Police log entries show six calls about the dogs in a two-month period this summer. Some calls were complaints the dogs were running loose in the square. Another reported the dogs in the store. Another reported dogs barking, and yet another reported large dog out front barking.
"After the second bite people seemed to not want the dogs there anymore," Perraino said. "We got more calls and complaints."
Merchants and others in town said while some customers loved the dogs and came to the gallery to visit them, as the Ullmans have said, others feared the Mastiffs. What irked some was the dogs often lounged on the sidewalk in front of the gallery unleashed—a violation of the town’s leash law.
Since the selectmen's decision, the Ullmans have said they will appeal the decision and hope to find a compromise. One idea they suggested to selectmen was to find a no-kill shelter that would take the dog, said Town Administrator Kevin Paicos. He said selectmen might be in favor of that, but a judge would have to make the decision.
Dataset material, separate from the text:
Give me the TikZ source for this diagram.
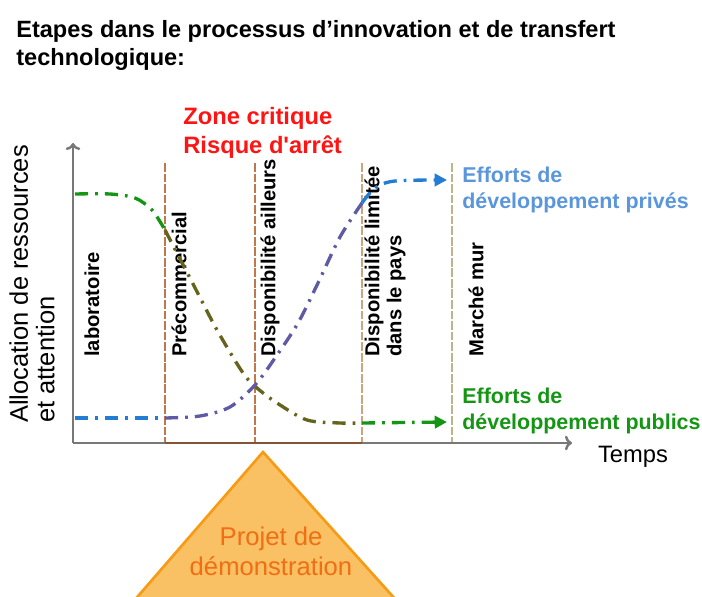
\documentclass[tikz,border=0pt]{standalone}
\usepackage{fontspec}
\setmainfont{Liberation Sans}[Ligatures=TeXOff]
\usetikzlibrary{arrows.meta}

\definecolor{zoneRed}{RGB}{255,20,20}
\definecolor{privBlue}{RGB}{90,150,220}
\definecolor{curveBlue}{RGB}{35,125,210}
\definecolor{pubGreen}{RGB}{20,150,20}
\definecolor{curveOlive}{RGB}{100,100,30}
\definecolor{curvePurple}{RGB}{95,90,165}
\definecolor{stageBrown}{RGB}{190,120,75}
\definecolor{stageTan}{RGB}{205,165,125}
\definecolor{stageKhaki}{RGB}{190,180,140}
\definecolor{demoFill}{RGB}{250,192,100}
\definecolor{demoEdge}{RGB}{247,155,20}
\definecolor{demoText}{RGB}{240,110,20}
\definecolor{axisGray}{RGB}{120,120,120}

\tikzset{
  axisline/.style={axisGray, line width=1.4pt},
  stageline/.style={line width=1.2pt, dash pattern=on 5pt off 1pt},
  effort/.style={line width=1.9pt, dash pattern=on 7.5pt off 4pt on 1.5pt off 4pt},
  stagelabel/.style={rotate=90, anchor=west, inner sep=0pt, align=left,
    font=\fontsize{11.5}{12.5}\selectfont\bfseries},
  effortlabel/.style={anchor=west, inner sep=0pt, align=left,
    font=\fontsize{12.2}{14.7}\selectfont\bfseries},
}

\begin{document}
\begin{tikzpicture}[x=0.02cm, y=-0.02cm]
  \clip (0,0) rectangle (702,597);

  % titre
  \node[anchor=north west, inner sep=0pt, align=left,
    font=\fontsize{13.4}{16.2}\selectfont\bfseries] (title) at (16,20)
    {Etapes dans le processus d’innovation et de transfert\\technologique:};

  % triangle du projet
  \fill[demoFill, draw=demoEdge, line width=1.5pt]
    (263,452) -- (126,610) -- (405,610) -- cycle;
  \node[align=center, text=demoText, font=\fontsize{14.6}{17}\selectfont]
    (demo) at (271,551) {Projet de\\démonstration};

  % etapes
  \draw[stageline, stageBrown] (165,163) -- (165,443);
  \draw[stageline, stageBrown] (255,163) -- (255,443);
  \draw[stageline, stageTan] (362,163) -- (362,443);
  \draw[stageline, stageKhaki] (452,163) -- (452,443);

  \node[stagelabel] (labo) at (92,357) {laboratoire};
  \node[stagelabel] (precom) at (179,357) {Précommercial};
  \node[stagelabel] (ailleurs) at (270,357) {Disponibilité ailleurs};
  \node[stagelabel] (pays) at (385,357) {Disponibilité limitée\\dans le pays};
  \node[stagelabel] (marche) at (476,357) {Marché mur};

  % axes
  \coordinate (origin) at (73,443);
  \coordinate (ytop) at (73,143);
  \coordinate (xend) at (572,443);
  \draw[axisline, -{To[length=4pt]}] (origin) -- (ytop);
  \draw[axisline, -{To[length=4pt]}] (origin) -- (xend);
  \draw[line width=1.4pt, stageBrown!70!black] (165,443) -- (362,443);

  \node[rotate=90, anchor=west, inner sep=0pt, align=left,
    font=\fontsize{14.5}{15}\selectfont] (yaxis) at (32,423)
    {Allocation de ressources\\et attention};
  \node[font=\fontsize{13.5}{15}\selectfont] (temps) at (633,457) {Temps};

  % zone critique
  \node[anchor=west, inner sep=0pt, align=left, text=zoneRed,
    font=\fontsize{13.5}{16.4}\selectfont\bfseries] (zone) at (183,133)
    {Zone critique\\Risque d'arrêt};

  % efforts publics
  \draw[effort, pubGreen] plot[smooth] coordinates
    {(75,194) (110,194) (135,198) (152,210) (165,230)};
  \draw[effort, curveOlive] plot[smooth] coordinates
    {(165,230) (192,282) (217,330) (243,373) (257,388) (277,403) (307,420) (340,423) (360,423)};
  \draw[effort, pubGreen, -{Triangle[length=7pt,width=7pt]}] (362,423) -- (447,422);

  % efforts prives
  \draw[effort, curveBlue] (75,418) -- (165,418);
  \draw[effort, curvePurple] plot[smooth] coordinates
    {(165,418) (200,416) (230,407) (255,385) (275,358) (298,323) (318,283) (340,237) (362,203)};
  \draw[effort, curveBlue, -{Triangle[length=7pt,width=7pt]}] plot[smooth] coordinates
    {(362,203) (375,188) (395,181) (447,180)};

  \node[effortlabel, text=privBlue] (prive) at (462,190)
    {Efforts de\\développement privés};
  \node[effortlabel, text=pubGreen] (public) at (462,411)
    {Efforts de\\développement publics};
\end{tikzpicture}
\end{document}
The Ullmans have said the bites are not drastic enough to take the life of Gabriella. "It was our, fault not the dogs. We didn’t lock the door, but there was a sign in the window that said closed and they went in anyway," Bob Ullman said. "I still maintain there was a 50-50 responsibility," he said after the hearing.
Around Hingham, residents interviewed this week were more likely to blame the dog owners, not the dogs.
Hingham resident Russell Reeves said he has been in the shop and has not seen the dogs be aggressive.
He said the decision to euthanize is too harsh, especially when all parties admit it’s not the dog’s fault, but the owners.
"You can’t euthanize the owners," Reeves said. "There has to be another option. There has to be someone up in Maine or somewhere to take them.
Selectmen John Riley said Gabriella may be sweet and lovable most of the time, she has shown a pattern that she can be dangerous when left unattended.
Riley said once he went into the shop to buy a postcard as a gift for his daughter. He said both dogs growled low as he walked through the store. He said he paid for the postcard and has not been to the shop since.
"We could go around in circles with this, but there is a pattern of biting and a pattern by the owners of not complying with the town’s demands," Riley said. "Our job is to protect the public."
Before anyone declare the MOST absurd aspect, consider the full slate of nominees:
The town selectmen have ordered Gabriella to be euthanized after it bit two customers, a decision that....broke the hearts of the people who made the decision. [BROKE their what?]
"They set they’re[sic] dog..." [Boston Globe editorial illiteracy!]
...paid a $25 fine... [Ooooh that'll teach'em!]
One of the victims was Stacey Wakefield, wife of Red Sox pitcher Tim Wakefield... [The dog was anti-Red Sox? In my book, that's a mitigating circumstance!]
Or, how about the fact that one of the death-sentencing selectmen was *growled* at by the dog? Shouldn't he have rightfully excused himself from the proceedings on account of prejudicial experience?
But the winner has to be the owners themselves. How Moronic are they to put huge, unleashed, nasty animals outfront to welcome their customers?
I've walked by this store a few times and do remember the dogs. I always keep my kids far away from all non-poodle dogs. And stories like the above only justify my precaution.